Landing space junk in the ocean depths of Point Nemo is the least worst option, said Vito De Lucia, a professor of law at the Norwegian Centre for the Law of the Sea at The Arctic University of Norway. However, we don’t know much about the deep sea environment in this area.
Some research suggests that because of ocean currents in that region — known as the South Pacific Gyre — it is not particularly biologically diverse. Oceanographer Autun Purser, a postdoctoral researcher at the Alfred Wegener Institute in Bremerhaven, Germany, said he had been close the area and said the seafloor would likely be inhabited with sea cucumbers, seabed octopuses and “the odd fish.”
“There is generally a low reign of food, as it is in the middle of the Pacific Gyre, a low productivity area with little upwelling nutrient rich waters, so though there will be seafloor animals, there will not be a high biomass down there probably,” he said via email.
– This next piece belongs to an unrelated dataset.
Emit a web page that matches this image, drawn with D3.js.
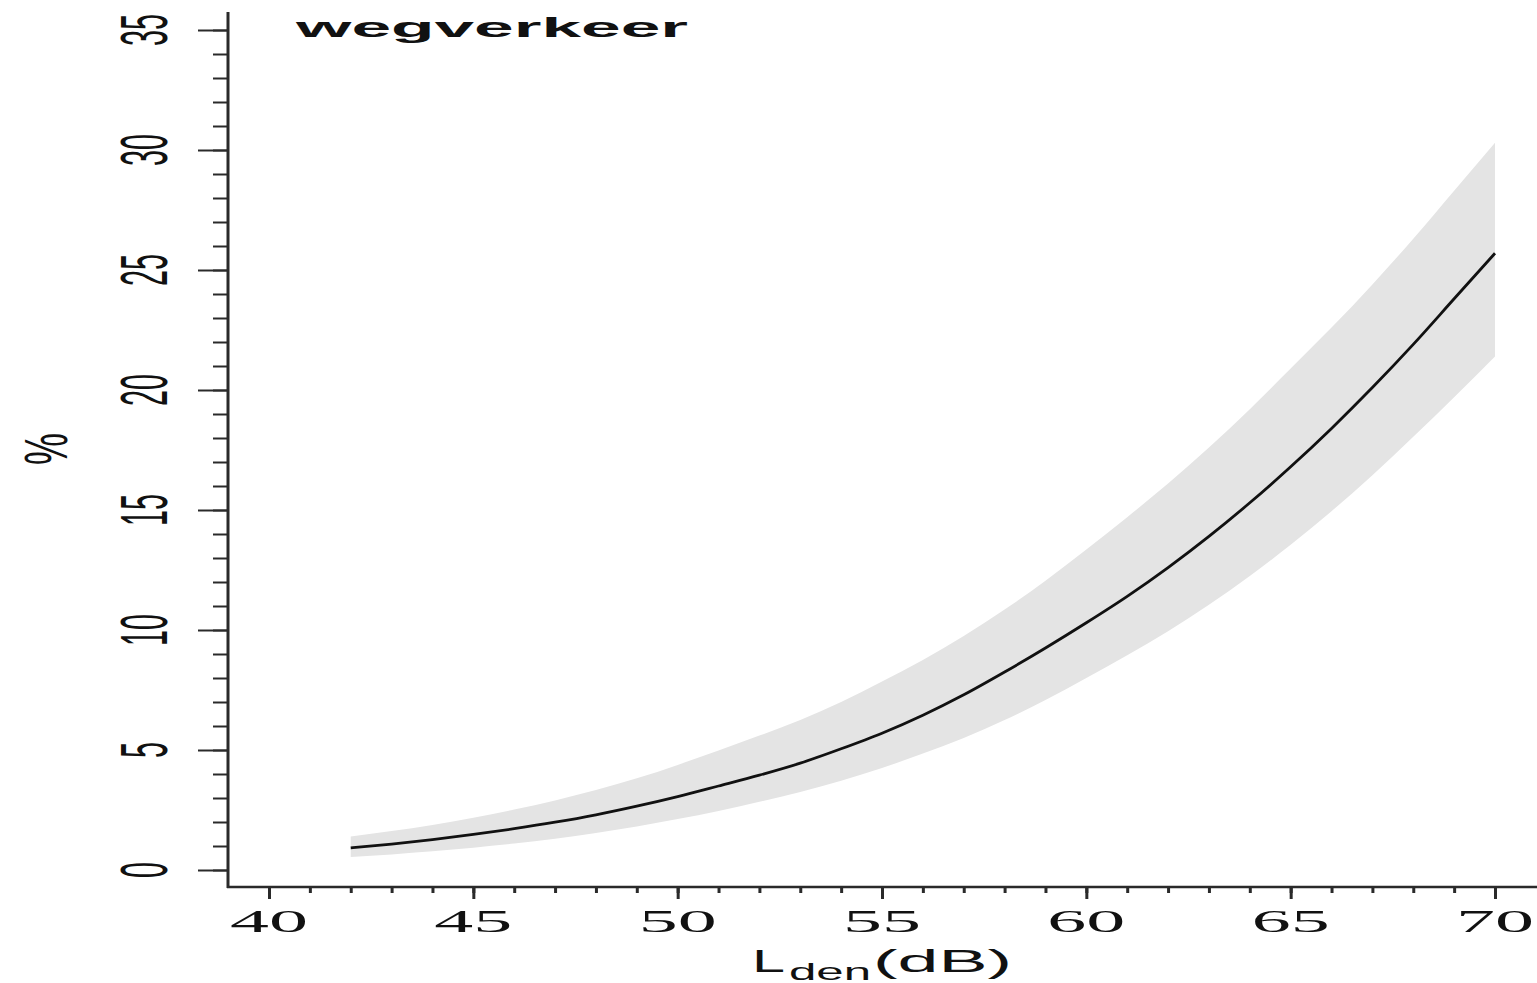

Krag at the European Space Agency said that the space objects that landed in the ocean were typically made from stainless steel, titanium or aluminum and were not toxic.
“It is not more than a few dozens of metric tons per year. The re-entering fragments do not float, but sink and therefore are no hazard to ship traffic. Compared to the many lost containers and sunk ships, the amount of space hardware is vanishingly small.”
He noted that some rocket fuels are toxic but that they burn up during re-entry.
Krag said that ESA was working on what he termed “design-for-demise” technology that would replace the aluminum, titanium and steel with materials that would melt during reentry.